20. Derek Wise says:

Urs,
I certainly don’t intend to suggest that physicists don’t understand something because they don’t phrase it in the language of mathematicians, or vice-versa. And I agree that there’s a lot of great work in the physics literature related to Cartan geometry, including the D’Auria-Fré formulation, a bunch of work on first order gravity, and the tractor calculus literature, to name a few. But, when you answer the question “So Cartan geometry is basically the same thing as the vielbein formalism?” with “Yes” I have to disagree. That’s just a small piece of Cartan geometry.
Derek

21. Jon A says:

Towards the beginning of the paper of Cattaneo and Schiavina (CS) referenced by Urs’s page on first order formulations of gravity, they write that they hope to reproduce for the Palatini-Holst (PH) action the success they’d had with the Einstein-Hilbert (EH) action. CS proved in 2015 the EH action gave a (Batalin Vilkovisk) BV theory which, on manifolds with boundary, moreover gave a proper (add Fradkin) BV-BFV theory, in the sense of Cattaneo, Mnev, and Reshetikhin (CMR). Given a solution of the corresponding master equation, this would give a quantization of gravity.

In Schiavina’s thesis, he proves the Palatini-Holst action’s minimal BV theory doesn’t allow a CMR-BV-BFV theory – the kernel of the pre-boundary two form isn’t of uniform rank changes as you move around the space of fields.

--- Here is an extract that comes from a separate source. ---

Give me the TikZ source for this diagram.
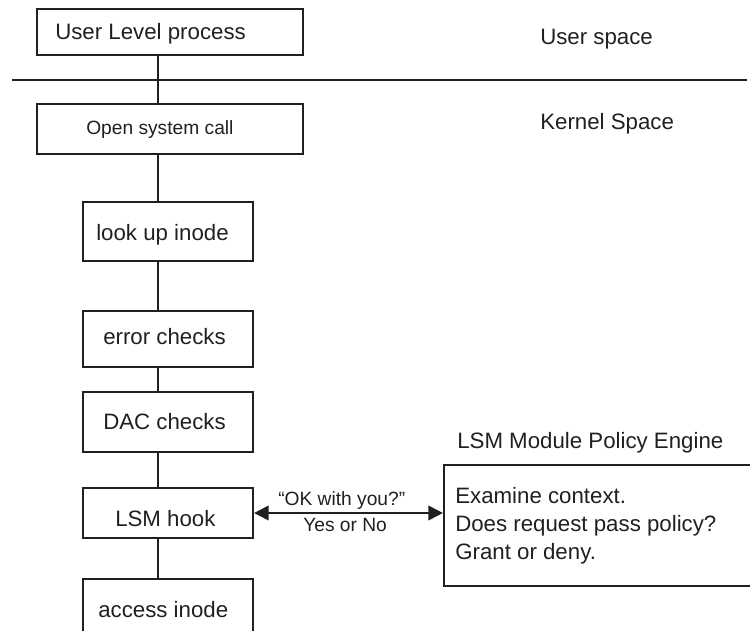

Worse still, when you impose the Half-shell constraint (without which the connection is underconstrained), the pre-boundary two form isn’t presymplectic. So this equivalence of on-shell phase spaces *doesn’t seem* to extend to their derived locii (similarly for Pleibanski- while MacDowell Mansouri doesn’t seem to have this problem).

Their more recent paper suggests either perturbing the action by a boundary to overcome this problem or considering boundary preserving variations. They explore the latter and obtain something again inequivalent to Einstein-Hilbert.

When CS first began publishing their work two years ago, I thought this stuff would become a hot topic in QG. Whenever I’d run into Michele on campus, I didn’t get the sense other physics people cared about it. Good to see this work making its way into the collective consciousness.